How do you figure out how much office space you'll need?

You must first examine your existing status before determining your goals for your company’s growth over the following few years. When looking for office space, you should ask yourself a few questions to figure out how much space you’ll need. Don’t forget to plan for your company’s future expansion as well. Consider how many employees you’ll hire, how many sections will be shared and how many will be private, how long your lease will last, and how fast you expect your business to develop.

If the space is already partitioned with reception rooms, kitchens, and management offices, you’ll simply need to factor in individual workstations, but remember to provide for future staff. 

Ask yourself the following questions as well:

  • How many employees do I currently have?
  • Is it necessary for each employee to have their own workstation, or may they share?
  • Do I plan to hire more people in the next few years?
  • How long will I be adding people to the team?
  • What types of employees will I hire — management, administrative, or sales?

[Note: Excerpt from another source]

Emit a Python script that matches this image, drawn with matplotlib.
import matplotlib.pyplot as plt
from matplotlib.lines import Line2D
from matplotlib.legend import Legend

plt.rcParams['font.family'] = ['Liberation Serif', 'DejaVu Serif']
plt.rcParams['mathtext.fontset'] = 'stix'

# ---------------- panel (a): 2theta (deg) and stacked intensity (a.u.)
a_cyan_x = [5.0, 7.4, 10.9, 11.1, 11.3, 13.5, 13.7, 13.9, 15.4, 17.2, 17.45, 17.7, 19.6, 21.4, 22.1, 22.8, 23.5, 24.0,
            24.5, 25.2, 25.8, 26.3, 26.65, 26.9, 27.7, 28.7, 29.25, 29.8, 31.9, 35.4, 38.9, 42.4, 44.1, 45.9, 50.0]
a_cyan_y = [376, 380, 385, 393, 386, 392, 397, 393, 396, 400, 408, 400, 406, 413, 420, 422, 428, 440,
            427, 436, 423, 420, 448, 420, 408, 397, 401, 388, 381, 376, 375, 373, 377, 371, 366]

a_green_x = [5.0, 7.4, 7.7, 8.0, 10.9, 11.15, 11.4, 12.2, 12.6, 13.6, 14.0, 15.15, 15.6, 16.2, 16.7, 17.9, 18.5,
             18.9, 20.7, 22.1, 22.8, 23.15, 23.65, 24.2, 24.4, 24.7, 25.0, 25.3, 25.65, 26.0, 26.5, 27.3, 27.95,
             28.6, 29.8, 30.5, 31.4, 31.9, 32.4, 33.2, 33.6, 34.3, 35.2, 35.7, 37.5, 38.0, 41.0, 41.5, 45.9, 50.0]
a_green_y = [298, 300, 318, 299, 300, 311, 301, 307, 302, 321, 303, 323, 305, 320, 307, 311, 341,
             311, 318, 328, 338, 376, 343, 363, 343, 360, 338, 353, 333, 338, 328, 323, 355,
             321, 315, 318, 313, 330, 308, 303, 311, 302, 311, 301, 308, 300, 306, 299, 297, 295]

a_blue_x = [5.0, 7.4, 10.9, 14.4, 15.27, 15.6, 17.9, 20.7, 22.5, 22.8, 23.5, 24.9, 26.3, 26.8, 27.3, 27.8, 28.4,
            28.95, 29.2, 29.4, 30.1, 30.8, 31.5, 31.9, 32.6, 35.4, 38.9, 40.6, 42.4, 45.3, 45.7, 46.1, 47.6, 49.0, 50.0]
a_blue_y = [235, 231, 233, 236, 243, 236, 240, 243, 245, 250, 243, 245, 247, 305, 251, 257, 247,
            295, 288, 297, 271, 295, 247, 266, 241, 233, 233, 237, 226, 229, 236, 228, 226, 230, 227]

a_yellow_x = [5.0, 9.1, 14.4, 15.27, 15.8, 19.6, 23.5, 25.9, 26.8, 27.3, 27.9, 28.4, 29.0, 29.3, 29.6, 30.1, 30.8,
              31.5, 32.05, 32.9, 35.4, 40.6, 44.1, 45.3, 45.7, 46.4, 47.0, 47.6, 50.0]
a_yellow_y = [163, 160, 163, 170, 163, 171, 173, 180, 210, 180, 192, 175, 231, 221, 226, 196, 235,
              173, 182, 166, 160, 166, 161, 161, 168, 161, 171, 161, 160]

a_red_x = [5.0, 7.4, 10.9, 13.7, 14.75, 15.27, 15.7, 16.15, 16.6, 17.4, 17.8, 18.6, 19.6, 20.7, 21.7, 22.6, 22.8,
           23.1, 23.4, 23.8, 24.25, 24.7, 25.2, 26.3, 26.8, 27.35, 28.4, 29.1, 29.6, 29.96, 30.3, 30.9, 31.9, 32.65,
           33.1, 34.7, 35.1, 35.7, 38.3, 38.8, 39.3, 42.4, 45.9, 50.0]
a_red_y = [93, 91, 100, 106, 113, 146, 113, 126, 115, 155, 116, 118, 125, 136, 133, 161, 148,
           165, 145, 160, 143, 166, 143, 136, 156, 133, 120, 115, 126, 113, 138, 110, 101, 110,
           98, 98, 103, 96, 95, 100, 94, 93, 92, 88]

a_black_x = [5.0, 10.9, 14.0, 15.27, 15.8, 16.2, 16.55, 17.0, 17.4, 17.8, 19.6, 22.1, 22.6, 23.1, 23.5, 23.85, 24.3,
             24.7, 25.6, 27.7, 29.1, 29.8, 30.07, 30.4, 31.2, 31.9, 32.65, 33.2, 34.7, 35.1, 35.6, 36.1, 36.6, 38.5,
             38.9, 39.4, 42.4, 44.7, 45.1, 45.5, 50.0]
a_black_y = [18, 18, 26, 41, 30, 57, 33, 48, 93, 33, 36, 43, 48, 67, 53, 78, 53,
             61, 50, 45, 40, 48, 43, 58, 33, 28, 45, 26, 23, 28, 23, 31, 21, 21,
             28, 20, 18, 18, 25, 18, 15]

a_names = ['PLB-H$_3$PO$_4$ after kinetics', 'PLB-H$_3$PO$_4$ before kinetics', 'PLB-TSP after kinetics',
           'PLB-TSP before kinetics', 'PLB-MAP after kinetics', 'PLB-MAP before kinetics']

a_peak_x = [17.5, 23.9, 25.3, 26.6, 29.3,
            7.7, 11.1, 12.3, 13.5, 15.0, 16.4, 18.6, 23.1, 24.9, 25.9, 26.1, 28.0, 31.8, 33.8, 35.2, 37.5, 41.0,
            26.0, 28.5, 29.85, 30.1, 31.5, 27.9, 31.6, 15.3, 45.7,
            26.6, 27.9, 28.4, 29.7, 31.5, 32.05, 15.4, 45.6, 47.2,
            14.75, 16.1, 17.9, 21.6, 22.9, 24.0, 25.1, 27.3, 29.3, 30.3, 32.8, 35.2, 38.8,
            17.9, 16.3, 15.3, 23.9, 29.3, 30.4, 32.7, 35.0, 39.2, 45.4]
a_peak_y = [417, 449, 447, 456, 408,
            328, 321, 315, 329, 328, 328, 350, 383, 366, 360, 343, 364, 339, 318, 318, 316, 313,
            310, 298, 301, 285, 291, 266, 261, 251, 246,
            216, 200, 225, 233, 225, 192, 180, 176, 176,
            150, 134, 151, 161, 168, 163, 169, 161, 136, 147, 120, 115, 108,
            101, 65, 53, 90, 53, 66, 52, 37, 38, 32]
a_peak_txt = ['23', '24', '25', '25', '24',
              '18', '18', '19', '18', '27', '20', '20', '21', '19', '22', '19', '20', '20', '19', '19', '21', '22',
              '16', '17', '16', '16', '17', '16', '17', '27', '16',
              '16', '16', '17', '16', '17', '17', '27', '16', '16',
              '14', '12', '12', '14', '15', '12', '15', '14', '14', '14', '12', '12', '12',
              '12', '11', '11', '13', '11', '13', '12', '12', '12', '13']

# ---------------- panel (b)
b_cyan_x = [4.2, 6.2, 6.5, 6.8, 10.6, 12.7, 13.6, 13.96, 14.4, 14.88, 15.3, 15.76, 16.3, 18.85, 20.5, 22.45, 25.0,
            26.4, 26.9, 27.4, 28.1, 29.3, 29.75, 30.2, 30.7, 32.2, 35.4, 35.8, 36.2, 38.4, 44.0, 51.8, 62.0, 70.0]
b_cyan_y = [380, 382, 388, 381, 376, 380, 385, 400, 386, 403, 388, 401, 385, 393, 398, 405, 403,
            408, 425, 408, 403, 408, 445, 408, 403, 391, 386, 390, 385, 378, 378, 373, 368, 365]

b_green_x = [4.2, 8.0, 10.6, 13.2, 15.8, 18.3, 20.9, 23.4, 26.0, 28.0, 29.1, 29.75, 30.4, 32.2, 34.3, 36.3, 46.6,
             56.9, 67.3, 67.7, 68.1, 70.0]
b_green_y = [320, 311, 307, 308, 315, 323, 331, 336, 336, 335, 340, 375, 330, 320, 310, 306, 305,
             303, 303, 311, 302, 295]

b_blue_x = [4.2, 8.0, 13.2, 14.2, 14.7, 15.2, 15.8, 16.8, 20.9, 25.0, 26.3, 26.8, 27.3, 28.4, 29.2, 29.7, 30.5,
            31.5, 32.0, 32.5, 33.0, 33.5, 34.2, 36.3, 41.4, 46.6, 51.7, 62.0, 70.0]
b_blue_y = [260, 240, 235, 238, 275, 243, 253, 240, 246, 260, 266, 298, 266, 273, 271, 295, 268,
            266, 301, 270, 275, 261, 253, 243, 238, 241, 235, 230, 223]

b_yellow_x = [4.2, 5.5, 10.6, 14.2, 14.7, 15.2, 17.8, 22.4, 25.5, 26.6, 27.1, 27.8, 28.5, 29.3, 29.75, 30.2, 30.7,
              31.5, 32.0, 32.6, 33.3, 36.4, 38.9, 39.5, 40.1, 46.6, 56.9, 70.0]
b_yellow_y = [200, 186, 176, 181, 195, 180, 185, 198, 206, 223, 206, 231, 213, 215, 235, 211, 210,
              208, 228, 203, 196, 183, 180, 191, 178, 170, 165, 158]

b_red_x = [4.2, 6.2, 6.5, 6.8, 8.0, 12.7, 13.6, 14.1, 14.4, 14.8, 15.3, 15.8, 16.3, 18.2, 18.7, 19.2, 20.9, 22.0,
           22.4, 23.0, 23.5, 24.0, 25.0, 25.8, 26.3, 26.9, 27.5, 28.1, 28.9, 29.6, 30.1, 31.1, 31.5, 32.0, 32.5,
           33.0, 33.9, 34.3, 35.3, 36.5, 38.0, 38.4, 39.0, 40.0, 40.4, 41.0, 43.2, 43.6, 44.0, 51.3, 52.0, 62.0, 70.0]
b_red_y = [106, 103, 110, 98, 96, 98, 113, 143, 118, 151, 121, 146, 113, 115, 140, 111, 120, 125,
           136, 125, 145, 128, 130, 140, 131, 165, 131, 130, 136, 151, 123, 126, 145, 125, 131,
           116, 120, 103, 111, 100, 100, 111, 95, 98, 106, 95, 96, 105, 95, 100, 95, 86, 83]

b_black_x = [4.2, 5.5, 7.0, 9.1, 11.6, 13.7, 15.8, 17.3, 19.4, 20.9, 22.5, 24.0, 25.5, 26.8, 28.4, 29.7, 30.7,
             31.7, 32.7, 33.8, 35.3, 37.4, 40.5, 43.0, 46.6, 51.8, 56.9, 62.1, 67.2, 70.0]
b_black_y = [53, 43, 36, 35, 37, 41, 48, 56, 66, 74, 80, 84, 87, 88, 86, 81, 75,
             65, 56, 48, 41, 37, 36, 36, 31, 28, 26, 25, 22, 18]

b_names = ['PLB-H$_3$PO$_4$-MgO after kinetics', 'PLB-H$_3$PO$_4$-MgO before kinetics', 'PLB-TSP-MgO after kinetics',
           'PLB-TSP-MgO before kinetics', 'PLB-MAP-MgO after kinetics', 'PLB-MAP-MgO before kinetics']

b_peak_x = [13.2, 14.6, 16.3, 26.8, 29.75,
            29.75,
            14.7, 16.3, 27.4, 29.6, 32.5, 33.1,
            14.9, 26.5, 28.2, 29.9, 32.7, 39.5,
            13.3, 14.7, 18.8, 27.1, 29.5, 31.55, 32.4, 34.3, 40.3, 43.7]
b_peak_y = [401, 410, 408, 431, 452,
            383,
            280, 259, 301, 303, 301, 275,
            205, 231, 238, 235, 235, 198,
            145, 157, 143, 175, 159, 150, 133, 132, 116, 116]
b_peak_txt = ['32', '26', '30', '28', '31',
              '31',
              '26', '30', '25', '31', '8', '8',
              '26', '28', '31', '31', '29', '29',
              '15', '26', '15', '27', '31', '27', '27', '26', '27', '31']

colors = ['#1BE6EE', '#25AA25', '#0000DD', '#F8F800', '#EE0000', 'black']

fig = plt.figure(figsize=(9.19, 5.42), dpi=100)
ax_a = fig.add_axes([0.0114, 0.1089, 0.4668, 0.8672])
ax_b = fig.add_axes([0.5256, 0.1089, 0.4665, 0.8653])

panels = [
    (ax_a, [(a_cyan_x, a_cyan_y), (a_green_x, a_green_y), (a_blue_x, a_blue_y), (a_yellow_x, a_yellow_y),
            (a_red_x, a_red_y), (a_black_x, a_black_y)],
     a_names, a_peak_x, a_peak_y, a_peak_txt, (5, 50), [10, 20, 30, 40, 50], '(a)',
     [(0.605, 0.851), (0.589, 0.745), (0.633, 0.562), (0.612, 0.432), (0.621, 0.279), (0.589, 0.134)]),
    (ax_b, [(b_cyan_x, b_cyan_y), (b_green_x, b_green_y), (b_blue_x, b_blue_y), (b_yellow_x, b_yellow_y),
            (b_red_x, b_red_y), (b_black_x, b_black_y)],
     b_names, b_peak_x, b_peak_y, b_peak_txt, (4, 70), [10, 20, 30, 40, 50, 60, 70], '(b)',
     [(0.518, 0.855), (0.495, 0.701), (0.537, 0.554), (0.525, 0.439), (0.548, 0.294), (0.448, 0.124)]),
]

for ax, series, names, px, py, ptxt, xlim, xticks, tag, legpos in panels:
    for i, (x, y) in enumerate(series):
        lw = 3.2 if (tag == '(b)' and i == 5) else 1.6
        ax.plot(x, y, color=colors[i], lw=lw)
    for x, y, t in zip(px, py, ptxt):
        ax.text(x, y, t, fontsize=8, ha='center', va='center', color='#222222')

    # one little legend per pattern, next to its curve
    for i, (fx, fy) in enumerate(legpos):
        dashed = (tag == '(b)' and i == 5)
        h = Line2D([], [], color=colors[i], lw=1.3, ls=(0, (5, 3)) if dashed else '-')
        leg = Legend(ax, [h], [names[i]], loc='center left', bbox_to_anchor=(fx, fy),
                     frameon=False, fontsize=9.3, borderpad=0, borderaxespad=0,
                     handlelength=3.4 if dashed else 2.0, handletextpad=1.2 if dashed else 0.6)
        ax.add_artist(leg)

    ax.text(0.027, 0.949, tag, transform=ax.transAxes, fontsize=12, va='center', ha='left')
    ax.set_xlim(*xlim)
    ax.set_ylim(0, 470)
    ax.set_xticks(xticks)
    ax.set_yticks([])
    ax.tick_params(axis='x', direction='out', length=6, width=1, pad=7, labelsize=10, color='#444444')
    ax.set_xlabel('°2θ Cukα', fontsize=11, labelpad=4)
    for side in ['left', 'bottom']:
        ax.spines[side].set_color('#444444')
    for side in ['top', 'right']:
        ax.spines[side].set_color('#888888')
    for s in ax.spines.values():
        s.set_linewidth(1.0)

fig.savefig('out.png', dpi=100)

Knowing how many people you employ currently, allows you to determine how much space you need now to conduct your business comfortably; factoring in your projected growth allows you to expand your firm without expensive disruptions.

In general, the quantity of office space required is assessed based on the number of employees and the industry. The standard range for office space is 150-350 square feet per person working. That range is narrowed down by the sort of space required to support your firm.

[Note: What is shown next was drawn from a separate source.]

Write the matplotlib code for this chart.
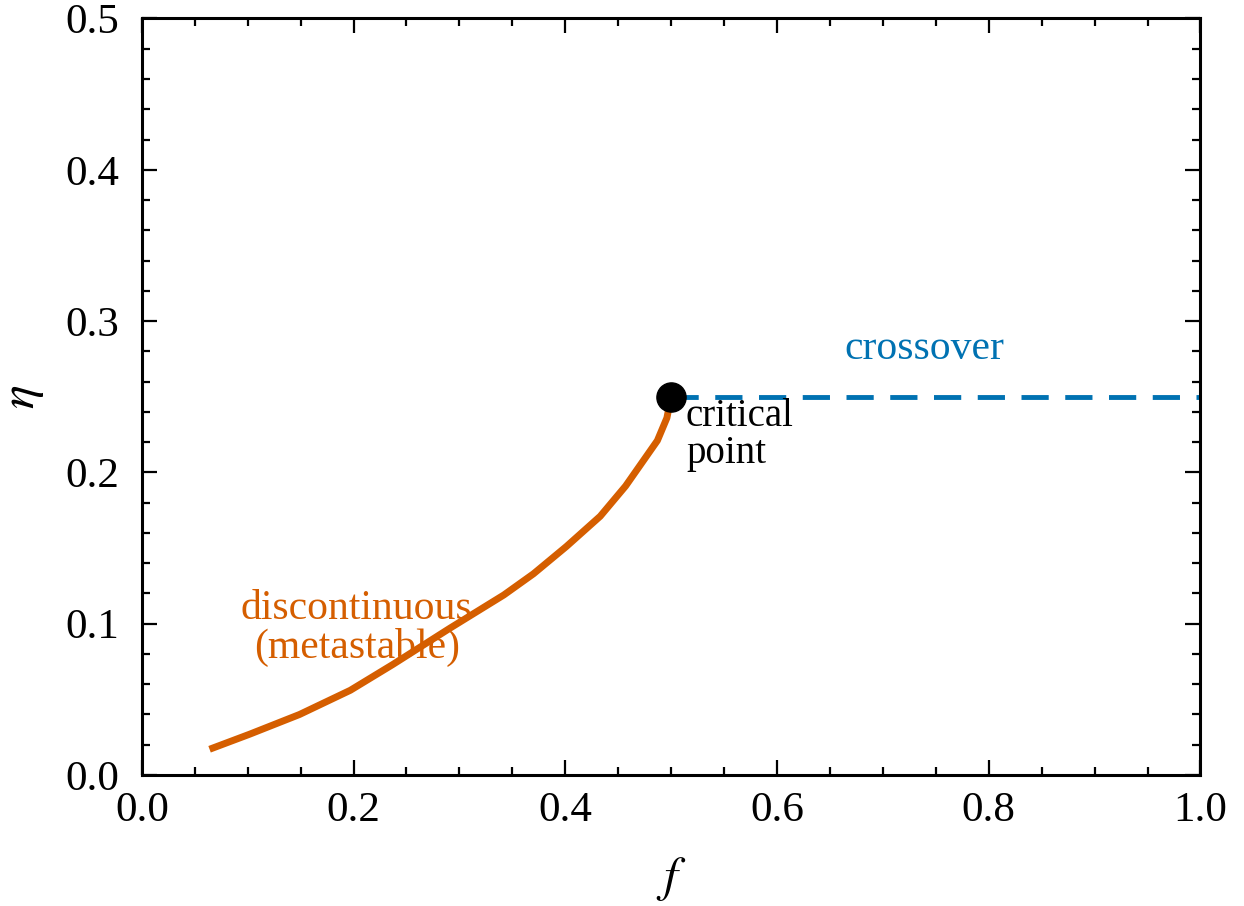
import matplotlib
matplotlib.use("Agg")
import matplotlib.pyplot as plt
from matplotlib.ticker import MultipleLocator, FormatStrFormatter

plt.rcParams['font.family'] = ['Liberation Serif', 'DejaVu Serif']
plt.rcParams['mathtext.fontset'] = 'stix'

# discontinuous (metastable) branch
f_disc = [0.064, 0.102, 0.149, 0.197, 0.237, 0.291, 0.342, 0.370, 0.401,
          0.433, 0.457, 0.471, 0.487, 0.496, 0.5]
eta_disc = [0.017, 0.027, 0.040, 0.056, 0.073, 0.097, 0.119, 0.133, 0.151,
            0.171, 0.191, 0.205, 0.221, 0.236, 0.25]

# crossover line
f_cross = [0.5, 1.0]
eta_cross = [0.25, 0.25]

# critical point
f_crit = 0.5
eta_crit = 0.25

orange = '#D55E00'
blue = '#0072B2'

fig = plt.figure(figsize=(12.44, 9.06), dpi=100)
ax = fig.add_axes([0.114, 0.1446, 0.851, 0.835])

ax.plot(f_disc, eta_disc, color=orange, lw=5, solid_capstyle='butt',
        solid_joinstyle='round')
ax.plot(f_cross, eta_cross, color=blue, lw=3.5, ls=(0, (5.6, 3.4)))
ax.plot([f_crit], [eta_crit], 'o', color='black', ms=21, zorder=5)

ax.text(0.739, 0.282, 'crossover', color=blue, fontsize=30, ha='center', va='center')
ax.text(0.514, 0.249, 'critical\npoint', color='black', fontsize=28,
        ha='left', va='top', linespacing=1.0)
ax.text(0.203, 0.097, 'discontinuous\n(metastable)', color=orange, fontsize=30,
        ha='center', va='center', linespacing=1.0)

ax.set_xlim(0, 1)
ax.set_ylim(0, 0.5)
ax.xaxis.set_major_locator(MultipleLocator(0.2))
ax.xaxis.set_minor_locator(MultipleLocator(0.05))
ax.yaxis.set_major_locator(MultipleLocator(0.1))
ax.yaxis.set_minor_locator(MultipleLocator(0.02))
ax.xaxis.set_major_formatter(FormatStrFormatter('%.1f'))
ax.yaxis.set_major_formatter(FormatStrFormatter('%.1f'))

ax.tick_params(which='both', direction='in', top=True, right=True, labelsize=31)
ax.tick_params(which='major', length=11, width=1.6)
ax.tick_params(which='minor', length=6, width=1.6)
ax.tick_params(axis='x', which='major', pad=12)
ax.tick_params(axis='y', which='major', pad=16)
for s in ax.spines.values():
    s.set_linewidth(2.2)

ax.set_xlabel('$f$', fontsize=36, labelpad=18)
ax.set_ylabel(r'$\eta$', fontsize=36, labelpad=14)

fig.savefig('out.png', dpi=100)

The open space concept, which has no private offices, is at the bottom end of the spectrum. This design is commonly used in call centres and sales offices, where desks or workstations are placed together. The typical hard-wall or private office arrangement is at the upper end of the spectrum. Private offices, big meeting rooms, and support facilities such as libraries, kitchens, and file rooms are nearly always present in law offices. You must decide which form of office layout is appropriate for your company: open space, private office, or a combination of the two. This will help you to correctly estimate how much room you will require during the course of your lease.

To get a preliminary idea of your office space requirements, you can estimate you will need roughly 250 square feet per employee during the early planning process. When you start limiting down your options and planning out your area, you may refine it. Aside from the sort of space you choose, many other factors influence the quantity of space you require, such as building floor size, loss factor, and property amenities.

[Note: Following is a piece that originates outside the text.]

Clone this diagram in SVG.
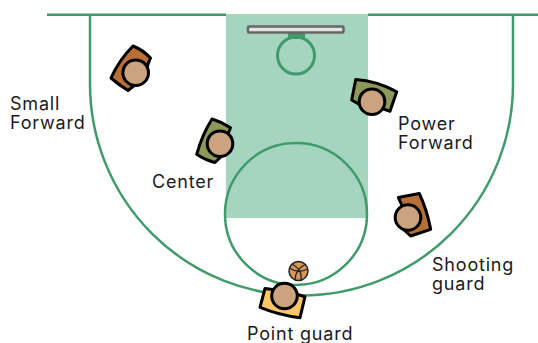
<svg xmlns="http://www.w3.org/2000/svg" width="538" height="343" viewBox="0 0 538 343">
<style>
.line{fill:none;stroke:#419a6c;stroke-width:2.5}
.rim{stroke-width:3}
.t{font-family:"Inter","Noto Sans",sans-serif;font-size:18px;letter-spacing:.8px;fill:#1a1a1a}
.body{stroke:#000;stroke-width:3;stroke-linejoin:round}
.head{fill:#cba37f;stroke:#000;stroke-width:3}
.green{fill:#8b9a58}.brown{fill:#b96f37}.yellow{fill:#fdc766}
</style>
<rect x="226" y="14" width="142" height="204" fill="#a6d5bf"/>
<g id="connectors">
<path class="line" d="M47,14.700 H226 M368,14.700 H538"/>
<path class="line" d="M90,15 V84 A211.500,211.500 0 0 0 513,84 V15"/>
<circle class="line" cx="296" cy="214" r="71"/>
<circle class="line rim" cx="296" cy="55.500" r="18.500"/>
<rect x="288" y="33" width="17" height="6" fill="#419a6c"/>
<rect x="248" y="26.500" width="95.500" height="6" rx="1" fill="#e3e3e3" stroke="#666" stroke-width="2.500"/>
</g>
<g id="ball">
<circle cx="298.500" cy="271" r="9.500" fill="#d7965a" stroke="#222" stroke-width="1.500"/>
<path d="M289.500,268 Q298,274 307.500,269 M292,264 Q303,270 301,280 M305,264.500 Q295,270 295,280" fill="none" stroke="#222" stroke-width="1.300"/>
</g>
<g id="small-forward">
<path class="body brown" d="M133,46 Q143,50 150.500,58 L148,64 L146,76 L128,90.500 Q119,85 111,78 Q119,60 133,46Z"/>
<circle class="head" cx="135.700" cy="72.700" r="12.800"/>
<text class="t"><tspan x="10" y="109.500">Small</tspan><tspan x="10" y="128.500">Forward</tspan></text>
</g>
<g id="center">
<path class="body green" d="M212,119 Q222,122 230.500,127.700 L228,134 L228,150 L215,162.500 Q205,160 196.700,154.300 Q202,135 212,119Z"/>
<circle class="head" cx="220" cy="143.700" r="12.800"/>
<text class="t" x="152" y="188">Center</text>
</g>
<g id="power-forward">
<path class="body green" d="M355.700,79.500 Q377,81 396.700,91.700 L390,111.300 L381,108 L362,106 L351.700,100 Z"/>
<circle class="head" cx="372" cy="101.700" r="12.800"/>
<text class="t"><tspan x="398" y="130">Power</tspan><tspan x="398" y="149">Forward</tspan></text>
</g>
<g id="shooting-guard">
<path class="body brown" d="M398.300,197.500 L419.300,193.500 Q427,210 430.700,229.300 L410.700,236 L404,230 L401.700,205Z"/>
<circle class="head" cx="408" cy="217.500" r="12.800"/>
<text class="t"><tspan x="432" y="270.500">Shooting</tspan><tspan x="432" y="289.500">guard</tspan></text>
</g>
<g id="point-guard">
<path class="body yellow" d="M265,288.500 L276,290 L296,294 L305,296.700 L300,317.700 Q279,315 260,307.300 Z"/>
<circle class="head" cx="284.500" cy="296" r="12.800"/>
<text class="t" x="247" y="340">Point guard</text>
</g>
</svg>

When you’ve narrowed down your construction options, a space planner or an interior architect may be a valuable addition to your team of specialists to assist you in designing the ideal space for your company. However, for your initial office search, 250 square feet per person is a decent general estimate.

 
 

Example

Assuming you now manage ten employees, you may estimate that you require around 2,500 square feet of office space. However, you anticipate hiring two more staff each year and wish to sign a three-year lease. Do you require an additional 1,500 square feet right now to support your expansion plans? 

The answer is no, not always. You must decide what kind of personnel you will hire. If they are top executives and vice presidents who want private offices, you will need to add around 1,800 square feet (300 square feet multiplied by 6 executives = 1,800 square feet). However, if they are clerical support personnel who would work in a “bullpen” or open office space, the requirement might be as low as 900 square feet (150 square feet x 6 people = 900 square feet). 

Estimating your staff growth goals now might save you a lot of money later on. Changing offices in the middle of a contract because you don’t have enough space to hire more employees might be significantly more expensive than factoring in your predicted expansion demands before signing the lease.